Dumping social? Quand Dentressangle faisait venir des étrangers pour 300 euros par mois

Le procès du transporteur Norbert Dentressangle s'est ouvert ce lundi - AFP
C'est le procès du dumping social… L'ex-géant français du transport routier Norbert Dentressangle (devenu XPO Logistics) comparaît jusqu'à vendredi devant le tribunal de Valence (Drôme) pour avoir embauché abusivement, entre 2005 et 2012, plus de 1.000 chauffeurs polonais, roumains et portugais. Au total, six cadres du transporteur sont poursuivis pour "délit de marchandage", "prêt de main d'œuvre illicite" et "travail dissimulé".
Entre 2005 et 2012, Richard, un chauffeur polonais de 44 ans, a travaillé en France pour un sous-traitant polonais de Norbert Dentressangle. Et voici dans quelles conditions il était employé: "On arrivait en France en car depuis la Pologne. On avait déjà toutes nos instructions traduites en polonais. Sur place, notre camion était immatriculé en Pologne mais la remorque, elle, était immatriculée en France, assure-t-il. On venait en général pour 21 jours de travail puis on repartait cinq jours chez nous et ainsi de suite et tout ça pour seulement 300 euros. Je pense qu'on aurait dû gagner 2.000 euros, comme un conducteur français…"
"Comme le travail était rare…"
Tout comme Richard et 340 de ses collègues polonais, roumains et portugais Raphaël s'est lui aussi porté partie civile pour ce procès. Il demande aujourd'hui des indemnités à son employeur: "300-350 euros par mois, c'est vraiment très peu pour le travail que l'on faisait. Mais comme le travail était rare, on acceptait cet emploi, explique-t-il. Quand j'ai su qu'il y avait un procès, j'étais content de savoir que l'on allait pouvoir demander un dédommagement car on faisait le même travail que les chauffeurs français".
Car c'est bien le droit social français qui aurait dû s'appliquer selon Romain Mifsud, l'avocat de l'URSSAF, partie civile dans ce dossier. "Le groupe Norbert Dentressangle a mis en place une fausse sous-traitance qui a consisté seulement à gagner de l'argent sur les prestations de travail effectuées par des chauffeurs français, argumente-t-il.
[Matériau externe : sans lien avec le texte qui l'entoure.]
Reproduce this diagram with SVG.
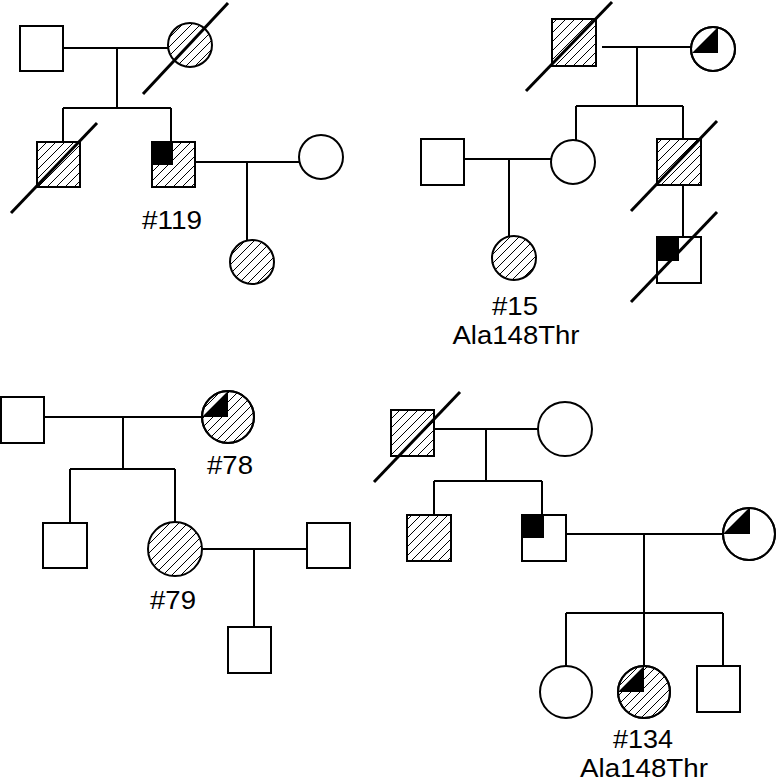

En prenant un peu par-ci, par-là sur les législations européennes et françaises, ils ont réussi à monter un système, le système Dentressangle !"
"Le procès d'un certain fantasme"
En revanche, pour le transporteur, toutes les lois ont été respectées comme, selon Joseph Aguera, l'avocat de Norbert Dentressangle. Pour lui, c'est le principe même de la sous-traitance qui est remis en question: "On estime qu'on a respecté non seulement le droit européen mais également le droit français. Le parquet n'admet pas le fait européen car il considère que des sous-traitants, parce qu'ils sont roumains ou portugais, ne sont pas les bienvenus et qu'il faut leur appliquer des règles différentes. C'est quand même le procès d'un certain fantasme".
A noter que les 6 cadres poursuivis et le transporteur risquent chacun plusieurs milliers d'euros d'amende et des peines de prison. Le jugement sera mis en délibéré vendredi.